ROCm is a software stack for programming on AMD GPUs. Essentially, ROCm is the software library for the GPU device. Users will program in a higher-level programming framework (such as HIP or OpenMP) which is then processed by a compiler into ROCm-compatible executable. Tools for working with ROCm compatible devices/applications include roc-prof, roc-tracer, roc-smi, as well as a debugging tool and an assembler/disassembler.

HIP is a high-level programming framework. It can be used to program both for ROCm and CUDA devices. ROCm provides a compiler wrapper called hipcc (similar to NVIDIA's nvcc).

Programming with HIP

Transitioning from CUDA

In general, users can replace "hip" in any "cuda" functions.

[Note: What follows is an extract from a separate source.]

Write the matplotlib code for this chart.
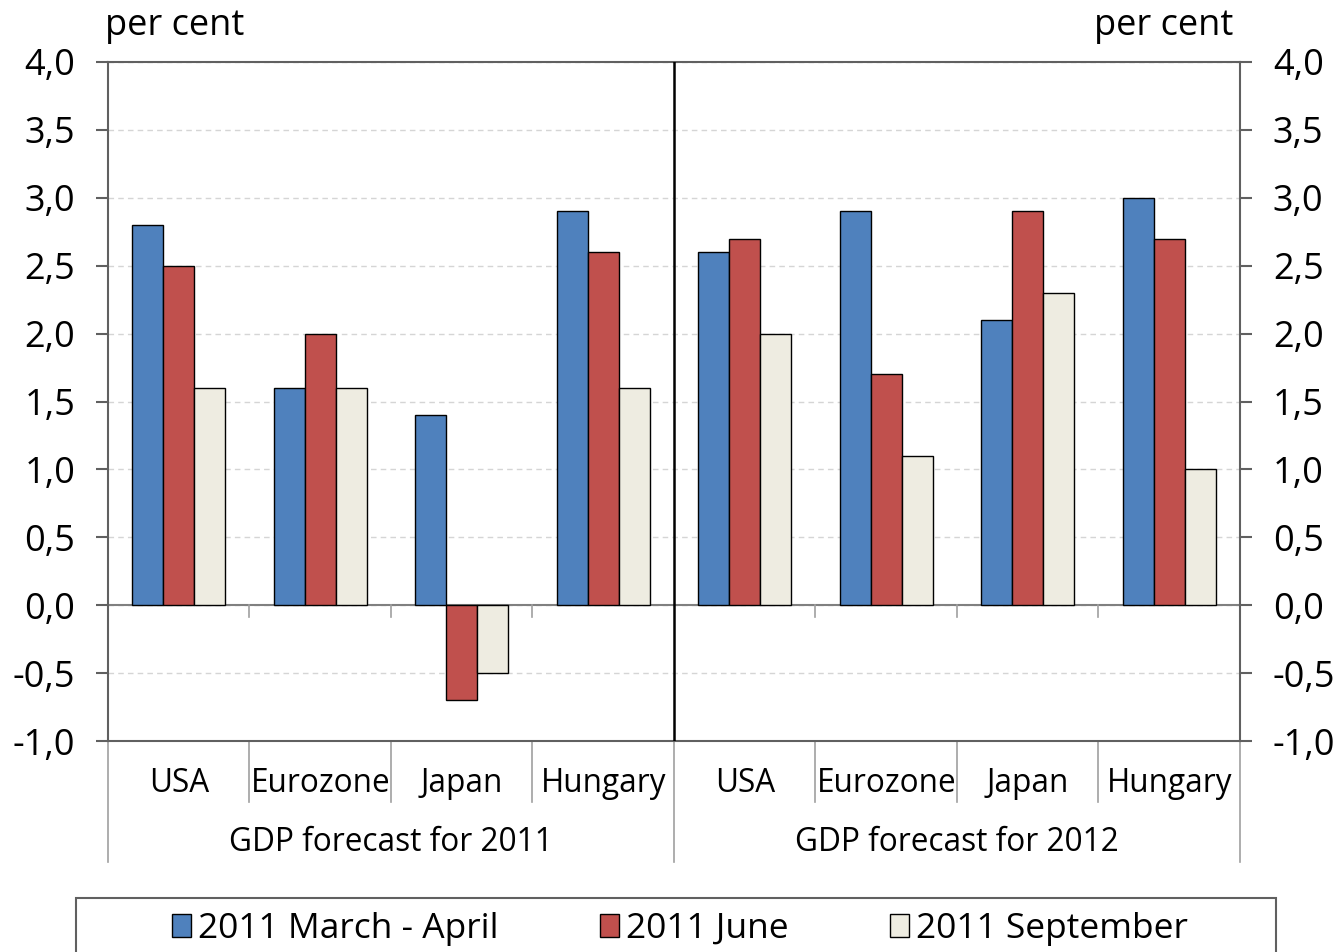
import numpy as np
import matplotlib.pyplot as plt
from matplotlib.patches import Rectangle
from matplotlib.ticker import FuncFormatter, MultipleLocator

plt.rcParams['font.family'] = ['Open Sans', 'DejaVu Sans']

# adatok
countries = ["USA", "Eurozone", "Japan", "Hungary"]
groups = ["GDP forecast for 2011", "GDP forecast for 2012"]
series = ["2011 March - April", "2011 June", "2011 September"]
colors = ["#4F81BD", "#C0504D", "#EEECE1"]

# 2011 majd 2012, orszagonkent
march_april = [2.8, 1.6, 1.4, 2.9, 2.6, 2.9, 2.1, 3.0]
june = [2.5, 2.0, -0.7, 2.6, 2.7, 1.7, 2.9, 2.7]
september = [1.6, 1.6, -0.5, 1.6, 2.0, 1.1, 2.3, 1.0]
values = [march_april, june, september]

W, H = 1343, 952
fig = plt.figure(figsize=(W / 100, H / 100), dpi=100)
ax = fig.add_axes([108 / W, 1 - 741 / H, (1240 - 108) / W, (741 - 62) / H])

n = len(countries) * len(groups)
x = np.arange(n) + 0.5
bw = 0.22
for i, (vals, col, lab) in enumerate(zip(values, colors, series)):
    ax.bar(x + (i - 1) * bw, vals, width=bw, color=col, edgecolor="black",
           linewidth=1, label=lab, zorder=3)

ax.set_xlim(0, n)
ax.set_ylim(-1, 4)
ax.yaxis.set_major_locator(MultipleLocator(0.5))
ax.yaxis.set_major_formatter(FuncFormatter(lambda v, p: f"{v:.1f}".replace(".", ",")))
ax.set_xticks([])

ax.yaxis.grid(True, linestyle=(0, (4, 3)), color="#D5D5D5", linewidth=1)
ax.set_axisbelow(True)

for s in ax.spines.values():
    s.set_color("#606060")
    s.set_linewidth(1.5)

ax.tick_params(axis="y", which="both", left=True, right=True, labelleft=True,
               labelright=True, direction="out", length=8.6, width=1.5,
               color="#606060", labelsize=26, pad=15)

# nulla vonal + kis osztasok
ax.axhline(0, color="#808080", linewidth=1.5, zorder=2)
trans = ax.get_xaxis_transform()
for b in range(1, n):
    if b % len(countries) != 0:
        ax.plot([b, b], [1 / 5 - 0.018, 1 / 5], color="#A0A0A0", lw=1.2,
                transform=trans, zorder=2)

# fuggoleges elvalaszto 2011 / 2012
ax.axvline(len(countries), color="black", linewidth=1.8, zorder=4)

# kategoria tablazat alul
for b in range(0, n + 1):
    depth = 0.178 if b % len(countries) == 0 else 0.090
    ax.plot([b, b], [0, -depth], color="#A0A0A0", lw=1.2, transform=trans,
            clip_on=False)

for k in range(n):
    ax.text(x[k], -0.062, countries[k % len(countries)], transform=trans,
            ha="center", va="center", fontsize=22.7)
for g, name in enumerate(groups):
    ax.text(g * len(countries) + len(countries) / 2, -0.15, name,
            transform=trans, ha="center", va="center", fontsize=22.8)

fig.text(105 / W, 1 - 26 / H, "per cent", ha="left", va="center", fontsize=26)
fig.text(1233 / W, 1 - 26 / H, "per cent", ha="right", va="center", fontsize=26)

# jelmagyarazat
fig.patches.append(Rectangle((76 / W, -0.05), 1200 / W, 0.05 + 1 - 898 / H,
                             transform=fig.transFigure, facecolor="white",
                             edgecolor="#606060", linewidth=1.5))
fig.legend(loc="center", bbox_to_anchor=(680 / W, 1 - 929 / H), ncol=3,
           frameon=False, fontsize=25.5, handlelength=0.55, handleheight=0.6,
           handletextpad=0.2, columnspacing=2.85, borderaxespad=0)

fig.savefig("out.png", dpi=100)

Know Issue with hipGetLastError

You MUST Call GetLastError Immediately After Kernel Launches!

The current behavior of hipGetLastError and hipPeekAtLastError may lead to silent errors in user applications. Please see the known issue page for details on how this bug manifests and an example of correct code.

GPU-aware MPI

See the MPI section on how to enable GPU-aware MPI. This will allow users to send GPU memory buffers directly via MPI calls.

Additional Information

More information available in the AMD ROCm Learning Center.

See the slides for Programming the AMD Instinct™ MI300 APU.

MI300A APU Nodes

Each node can be divided into 4 sockets, each with:

1 MI300A GPU,
21 available user CPU cores, with 3 cores reserved for the OS (2 hardware threads per core)
128GB HBM3 memory (a single NUMA domain)

GPUs, CPUs, OS, and RAM disks all share the same HBM3 memory in a unified address space. NOTE Accessing memory on a different socket will negatively impact performance.

We recommend that users utilize 4 MPI ranks per node, each using 1 GPU with memory and cores from the same socket via binding.

Partitioning Modes

The MI300A supports the following compute partitioning modes:

SPX (Single Partition X-celerator): All GPU XCDs are grouped as a single monolithic device.
TPX (Triple Partition X-celerator): The GPU complex is divided into three partitions, each containing two XCDs.
CPX (Core Partitioned X-celerator): Each of the six XCDs is treated as a separate logical device.

While SPX mode is the default for El Capitan systems, users can request TPX and CPX modes (with each APU presenting as 3 and 6 GPUs respectively). Nodes can be requested in either of these modes using the flux options below:

#flux: --setattr=gpumode=TPX    #(or CPX)
#flux: --conf=resource.rediscover=true

The run command would be:

TPX mode: flux run -N 1 -x -n 12 -g1 ./example.out

CPX mode: flux run -N 1 -x -n 24 -g1 ./example.out

mpibind will ensure that each rank sees one of the partitions. rocm-smi can be used to confirm that the nodes are in the requested mode.

More details can be found on the AMD MI300A documentation pages.